Underwater Profile: Long keel with transom-hung rudder
Hull Material: GRP
Length Overall: 31'0" / 9.5m
Waterline Length: 25'0" / 7.6m
Beam: 9'6" / 2.9m
Draft: 4'6" / 1.4m
Rig Type: Cutter
Displacement: 13,600lb / 6,169kg
Designer: Thomas Gilmer
Builder: Clark Ryder (USA)
Year First Built: 1975
Number Built: 150
Owners Association: Southern Cross Owners Association
1. Sail Area/Displacement Ratio: 12.6
2. Ballast/Displacement Ratio: 32.4
3. Displacement/Length Ratio: 389
4. Comfort Ratio: 37.6
5. Capsize Screening Formula: 1.6
read more about these all-revealing numbers...

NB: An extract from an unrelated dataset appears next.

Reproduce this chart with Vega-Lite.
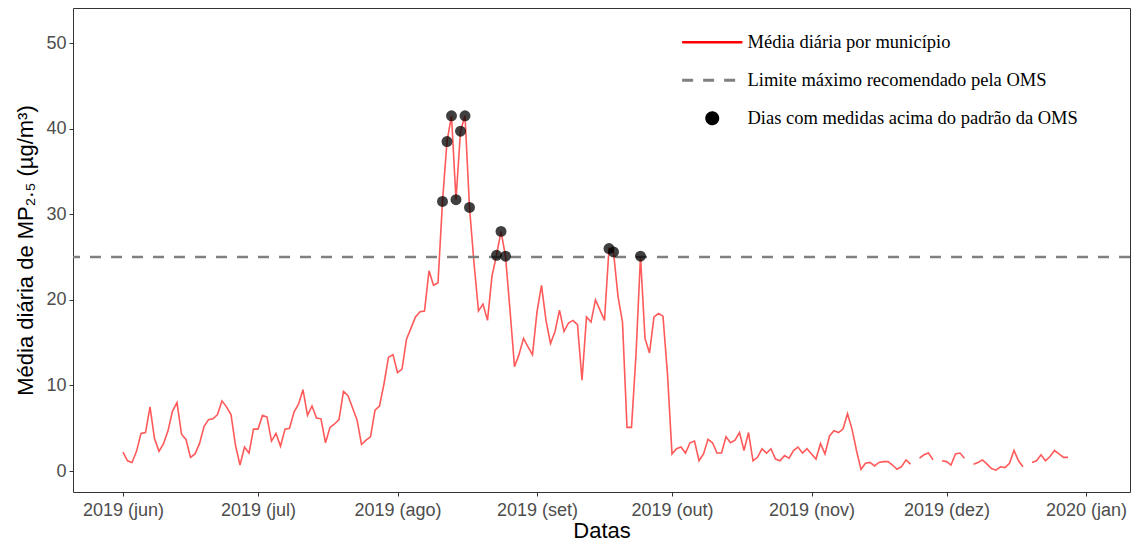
{
  "$schema": "https://vega.github.io/schema/vega-lite/v6.json",
  "width": 1057,
  "height": 484,
  "autosize": {"type": "none"},
  "padding": {"left": 73, "top": 8, "right": 6, "bottom": 51},
  "background": "white",
  "config": {
    "view": {"stroke": "#333333", "strokeWidth": 1},
    "axis": {
      "grid": false,
      "domain": false,
      "labelFont": "Liberation Sans",
      "labelFontSize": 18,
      "labelColor": "#4d4d4d",
      "tickColor": "#333333",
      "tickSize": 4,
      "titleFont": "Liberation Sans",
      "titleFontSize": 22,
      "titleFontWeight": "normal",
      "titleColor": "black"
    },
    "legend": {
      "labelFont": "Liberation Serif",
      "labelFontSize": 18.5,
      "labelColor": "black",
      "labelLimit": 500
    }
  },
  "data": {
    "values": [
      {"data": "2019-06-01", "valor": 2.2}, {"data": "2019-06-02", "valor": 1.2}, {"data": "2019-06-03", "valor": 1.0},
      {"data": "2019-06-04", "valor": 2.3}, {"data": "2019-06-05", "valor": 4.4}, {"data": "2019-06-06", "valor": 4.5},
      {"data": "2019-06-07", "valor": 7.5}, {"data": "2019-06-08", "valor": 3.8}, {"data": "2019-06-09", "valor": 2.3},
      {"data": "2019-06-10", "valor": 3.2}, {"data": "2019-06-11", "valor": 4.7}, {"data": "2019-06-12", "valor": 7.0},
      {"data": "2019-06-13", "valor": 8.0}, {"data": "2019-06-14", "valor": 4.3}, {"data": "2019-06-15", "valor": 3.7},
      {"data": "2019-06-16", "valor": 1.6}, {"data": "2019-06-17", "valor": 2.0}, {"data": "2019-06-18", "valor": 3.2},
      {"data": "2019-06-19", "valor": 5.2}, {"data": "2019-06-20", "valor": 6.0}, {"data": "2019-06-21", "valor": 6.1},
      {"data": "2019-06-22", "valor": 6.6}, {"data": "2019-06-23", "valor": 8.2}, {"data": "2019-06-24", "valor": 7.5},
      {"data": "2019-06-25", "valor": 6.6}, {"data": "2019-06-26", "valor": 3.0}, {"data": "2019-06-27", "valor": 0.7},
      {"data": "2019-06-28", "valor": 2.8}, {"data": "2019-06-29", "valor": 2.1}, {"data": "2019-06-30", "valor": 4.9},
      {"data": "2019-07-01", "valor": 4.9}, {"data": "2019-07-02", "valor": 6.5}, {"data": "2019-07-03", "valor": 6.3},
      {"data": "2019-07-04", "valor": 3.5}, {"data": "2019-07-05", "valor": 4.4}, {"data": "2019-07-06", "valor": 2.9},
      {"data": "2019-07-07", "valor": 4.9}, {"data": "2019-07-08", "valor": 5.0}, {"data": "2019-07-09", "valor": 6.9},
      {"data": "2019-07-10", "valor": 7.8}, {"data": "2019-07-11", "valor": 9.5}, {"data": "2019-07-12", "valor": 6.5},
      {"data": "2019-07-13", "valor": 7.6}, {"data": "2019-07-14", "valor": 6.2}, {"data": "2019-07-15", "valor": 6.1},
      {"data": "2019-07-16", "valor": 3.3}, {"data": "2019-07-17", "valor": 5.1}, {"data": "2019-07-18", "valor": 5.5},
      {"data": "2019-07-19", "valor": 6.0}, {"data": "2019-07-20", "valor": 9.3}, {"data": "2019-07-21", "valor": 8.8},
      {"data": "2019-07-22", "valor": 7.4}, {"data": "2019-07-23", "valor": 6.0}, {"data": "2019-07-24", "valor": 3.1},
      {"data": "2019-07-25", "valor": 3.6}, {"data": "2019-07-26", "valor": 4.0}, {"data": "2019-07-27", "valor": 7.1},
      {"data": "2019-07-28", "valor": 7.6}, {"data": "2019-07-29", "valor": 10.2}, {"data": "2019-07-30", "valor": 13.3},
      {"data": "2019-07-31", "valor": 13.6},
      {"data": "2019-08-01", "valor": 11.5}, {"data": "2019-08-02", "valor": 11.9}, {"data": "2019-08-03", "valor": 15.4},
      {"data": "2019-08-04", "valor": 16.7}, {"data": "2019-08-05", "valor": 18.0}, {"data": "2019-08-06", "valor": 18.6},
      {"data": "2019-08-07", "valor": 18.7}, {"data": "2019-08-08", "valor": 23.4}, {"data": "2019-08-09", "valor": 21.7},
      {"data": "2019-08-10", "valor": 22.0}, {"data": "2019-08-11", "valor": 31.5}, {"data": "2019-08-12", "valor": 38.5},
      {"data": "2019-08-13", "valor": 41.5}, {"data": "2019-08-14", "valor": 31.7}, {"data": "2019-08-15", "valor": 39.7},
      {"data": "2019-08-16", "valor": 41.5}, {"data": "2019-08-17", "valor": 30.8}, {"data": "2019-08-18", "valor": 24.3},
      {"data": "2019-08-19", "valor": 18.7}, {"data": "2019-08-20", "valor": 19.5}, {"data": "2019-08-21", "valor": 17.6},
      {"data": "2019-08-22", "valor": 22.8}, {"data": "2019-08-23", "valor": 25.2}, {"data": "2019-08-24", "valor": 28.0},
      {"data": "2019-08-25", "valor": 25.1}, {"data": "2019-08-26", "valor": 18.8}, {"data": "2019-08-27", "valor": 12.2},
      {"data": "2019-08-28", "valor": 13.6}, {"data": "2019-08-29", "valor": 15.5}, {"data": "2019-08-30", "valor": 14.5},
      {"data": "2019-08-31", "valor": 13.6},
      {"data": "2019-09-01", "valor": 18.6}, {"data": "2019-09-02", "valor": 21.7}, {"data": "2019-09-03", "valor": 17.6},
      {"data": "2019-09-04", "valor": 14.9}, {"data": "2019-09-05", "valor": 16.3}, {"data": "2019-09-06", "valor": 18.8},
      {"data": "2019-09-07", "valor": 16.3}, {"data": "2019-09-08", "valor": 17.3}, {"data": "2019-09-09", "valor": 17.6},
      {"data": "2019-09-10", "valor": 17.1}, {"data": "2019-09-11", "valor": 10.6}, {"data": "2019-09-12", "valor": 18.0},
      {"data": "2019-09-13", "valor": 17.4}, {"data": "2019-09-14", "valor": 20.0}, {"data": "2019-09-15", "valor": 18.8},
      {"data": "2019-09-16", "valor": 17.6}, {"data": "2019-09-17", "valor": 26.0}, {"data": "2019-09-18", "valor": 25.6},
      {"data": "2019-09-19", "valor": 20.4}, {"data": "2019-09-20", "valor": 17.4}, {"data": "2019-09-21", "valor": 5.1},
      {"data": "2019-09-22", "valor": 5.1}, {"data": "2019-09-23", "valor": 13.6}, {"data": "2019-09-24", "valor": 25.1},
      {"data": "2019-09-25", "valor": 15.5}, {"data": "2019-09-26", "valor": 13.8}, {"data": "2019-09-27", "valor": 18.0},
      {"data": "2019-09-28", "valor": 18.4}, {"data": "2019-09-29", "valor": 18.1}, {"data": "2019-09-30", "valor": 11.3},
      {"data": "2019-10-01", "valor": 2.0}, {"data": "2019-10-02", "valor": 2.6}, {"data": "2019-10-03", "valor": 2.8},
      {"data": "2019-10-04", "valor": 2.1}, {"data": "2019-10-05", "valor": 3.3}, {"data": "2019-10-06", "valor": 3.5},
      {"data": "2019-10-07", "valor": 1.2}, {"data": "2019-10-08", "valor": 2.0}, {"data": "2019-10-09", "valor": 3.7},
      {"data": "2019-10-10", "valor": 3.3}, {"data": "2019-10-11", "valor": 2.1}, {"data": "2019-10-12", "valor": 2.1},
      {"data": "2019-10-13", "valor": 4.0}, {"data": "2019-10-14", "valor": 3.3}, {"data": "2019-10-15", "valor": 3.6},
      {"data": "2019-10-16", "valor": 4.5}, {"data": "2019-10-17", "valor": 2.4}, {"data": "2019-10-18", "valor": 4.5},
      {"data": "2019-10-19", "valor": 1.2}, {"data": "2019-10-20", "valor": 1.6}, {"data": "2019-10-21", "valor": 2.6},
      {"data": "2019-10-22", "valor": 2.1}, {"data": "2019-10-23", "valor": 2.6}, {"data": "2019-10-24", "valor": 1.4},
      {"data": "2019-10-25", "valor": 1.2}, {"data": "2019-10-26", "valor": 1.8}, {"data": "2019-10-27", "valor": 1.5},
      {"data": "2019-10-28", "valor": 2.4}, {"data": "2019-10-29", "valor": 2.8}, {"data": "2019-10-30", "valor": 2.1},
      {"data": "2019-10-31", "valor": 2.6},
      {"data": "2019-11-01", "valor": 2.0}, {"data": "2019-11-02", "valor": 1.4}, {"data": "2019-11-03", "valor": 3.2},
      {"data": "2019-11-04", "valor": 2.0}, {"data": "2019-11-05", "valor": 4.1}, {"data": "2019-11-06", "valor": 4.7},
      {"data": "2019-11-07", "valor": 4.5}, {"data": "2019-11-08", "valor": 4.9}, {"data": "2019-11-09", "valor": 6.7},
      {"data": "2019-11-10", "valor": 4.9}, {"data": "2019-11-11", "valor": 2.4}, {"data": "2019-11-12", "valor": 0.2},
      {"data": "2019-11-13", "valor": 0.9}, {"data": "2019-11-14", "valor": 1.0}, {"data": "2019-11-15", "valor": 0.6},
      {"data": "2019-11-16", "valor": 1.0}, {"data": "2019-11-17", "valor": 1.1}, {"data": "2019-11-18", "valor": 1.1},
      {"data": "2019-11-19", "valor": 0.7}, {"data": "2019-11-20", "valor": 0.2}, {"data": "2019-11-21", "valor": 0.5},
      {"data": "2019-11-22", "valor": 1.3}, {"data": "2019-11-23", "valor": 0.8}, {"data": "2019-11-24", "valor": null},
      {"data": "2019-11-25", "valor": 1.5}, {"data": "2019-11-26", "valor": 1.9}, {"data": "2019-11-27", "valor": 2.1},
      {"data": "2019-11-28", "valor": 1.3}, {"data": "2019-11-29", "valor": null}, {"data": "2019-11-30", "valor": 1.2},
      {"data": "2019-12-01", "valor": 1.1}, {"data": "2019-12-02", "valor": 0.7}, {"data": "2019-12-03", "valor": 2.0},
      {"data": "2019-12-04", "valor": 2.1}, {"data": "2019-12-05", "valor": 1.5}, {"data": "2019-12-06", "valor": null},
      {"data": "2019-12-07", "valor": 0.8}, {"data": "2019-12-08", "valor": 1.0}, {"data": "2019-12-09", "valor": 1.3},
      {"data": "2019-12-10", "valor": 0.8}, {"data": "2019-12-11", "valor": 0.3}, {"data": "2019-12-12", "valor": 0.1},
      {"data": "2019-12-13", "valor": 0.5}, {"data": "2019-12-14", "valor": 0.4}, {"data": "2019-12-15", "valor": 0.9},
      {"data": "2019-12-16", "valor": 2.4}, {"data": "2019-12-17", "valor": 1.2}, {"data": "2019-12-18", "valor": 0.5},
      {"data": "2019-12-19", "valor": null}, {"data": "2019-12-20", "valor": 1.0}, {"data": "2019-12-21", "valor": 1.2},
      {"data": "2019-12-22", "valor": 1.9}, {"data": "2019-12-23", "valor": 1.2}, {"data": "2019-12-24", "valor": 1.7},
      {"data": "2019-12-25", "valor": 2.4}, {"data": "2019-12-26", "valor": 2.0}, {"data": "2019-12-27", "valor": 1.6},
      {"data": "2019-12-28", "valor": 1.6}
    ]
  },
  "encoding": {
    "x": {
      "field": "data",
      "type": "temporal",
      "title": "Datas",
      "scale": {
        "type": "utc",
        "domain": [
          {"year": 2019, "month": 5, "date": 20, "hours": 21, "minutes": 20, "utc": true},
          {"year": 2020, "month": 1, "date": 10, "hours": 18, "minutes": 40, "utc": true}
        ]
      },
      "axis": {
        "values": [
          {"year": 2019, "month": 6, "date": 1, "utc": true},
          {"year": 2019, "month": 7, "date": 1, "utc": true},
          {"year": 2019, "month": 8, "date": 1, "utc": true},
          {"year": 2019, "month": 9, "date": 1, "utc": true},
          {"year": 2019, "month": 10, "date": 1, "utc": true},
          {"year": 2019, "month": 11, "date": 1, "utc": true},
          {"year": 2019, "month": 12, "date": 1, "utc": true},
          {"year": 2020, "month": 1, "date": 1, "utc": true}
        ],
        "labelExpr": "utcyear(datum.value) + ' (' + ['jan','fev','mar','abr','mai','jun','jul','ago','set','out','nov','dez'][utcmonth(datum.value)] + ')'",
        "labelPadding": 5,
        "titlePadding": 1
      }
    },
    "y": {
      "field": "valor",
      "type": "quantitative",
      "title": "Média diária de  MP₂.₅ (µg/m³)",
      "scale": {"domain": [-2.45, 54.1], "nice": false, "zero": false},
      "axis": {"values": [0, 10, 20, 30, 40, 50], "labelPadding": 3, "titlePadding": 8}
    },
    "color": {
      "type": "nominal",
      "scale": {
        "domain": [
          "Média diária por município",
          "Limite máximo recomendado pela OMS",
          "Dias com medidas acima do padrão da OMS"
        ],
        "range": ["#ff0000", "#808080", "#000000"]
      },
      "legend": {
        "title": null,
        "orient": "none",
        "legendX": 630,
        "legendY": 25,
        "gridAlign": "all",
        "rowPadding": 14,
        "labelOffset": 26,
        "symbolSize": 120,
        "encode": {
          "symbols": {
            "update": {
              "shape": {"signal": "datum.value === 'Dias com medidas acima do padrão da OMS' ? 'circle' : 'M-5.5,0H5.5'"},
              "size": {"value": 120},
              "fill": {"signal": "datum.value === 'Dias com medidas acima do padrão da OMS' ? '#000000' : 'transparent'"},
              "stroke": {"signal": "datum.value === 'Dias com medidas acima do padrão da OMS' ? 'transparent' : (datum.value === 'Média diária por município' ? '#ff0000' : '#808080')"},
              "strokeWidth": {"signal": "datum.value === 'Média diária por município' ? 2.5 : 3"},
              "strokeDash": {"signal": "datum.value === 'Limite máximo recomendado pela OMS' ? [11, 10] : [1, 0]"},
              "opacity": {"value": 1}
            }
          }
        }
      }
    }
  },
  "layer": [
    {
      "mark": {"type": "line", "strokeWidth": 1.6, "opacity": 0.65, "invalid": "break-paths-show-domains"},
      "encoding": {"color": {"datum": "Média diária por município", "type": "nominal"}}
    },
    {
      "data": {"values": [{"limite": 25}]},
      "mark": {"type": "rule", "strokeWidth": 2.6, "strokeDash": [11, 10]},
      "encoding": {
        "x": null,
        "y": {"field": "limite", "type": "quantitative"},
        "color": {"datum": "Limite máximo recomendado pela OMS", "type": "nominal"}
      }
    },
    {
      "transform": [{"filter": "datum.valor >= 25"}],
      "mark": {"type": "point", "filled": true, "size": 120, "opacity": 0.75},
      "encoding": {"color": {"datum": "Dias com medidas acima do padrão da OMS", "type": "nominal"}}
    }
  ]
}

1. A Sail Area/Displacement Ratio of just 12.6 suggests that the Southern Cross 31 will need a stiff breeze to get her going. In light conditions, unless you've got plenty of time on your hands, motor-sailing may be the way to go.
2. A Ballast/Displacement Ratio of 32.4 means that unless the bulk of the ballast is concentrated in a bulb at the foot of her keel, the Southern Cross 31 will have a tendency to heel excessively in a gust, and she'll need to be reefed early to keep her sailing upright in a moderate breeze.
3. A Displacement/Length Ratio of 389, tells us the Southern Cross 31 is firmly in the ultra-heavy displacement category. Load her up as much as you like and her performance will be hardly affected, not that it was ever startling. Few if any sailboats are built to this displacement category these days - but they remain popular with some long-distance sailors.
4. Ted Brewer's Comfort Ratio of 37.6 suggests that crew comfort of a Southern Cross 31 in a seaway is similar to what you would associate with the motion of a moderate bluewater cruising boat - a predictable and acceptable motion for most seasoned sailors.
5. The Capsize Screening Formula (CSF) of 1.6 tells us that a Southern Cross 31 would be a safer choice of sailboat for an ocean passage than one with a CSF of more than 2.0.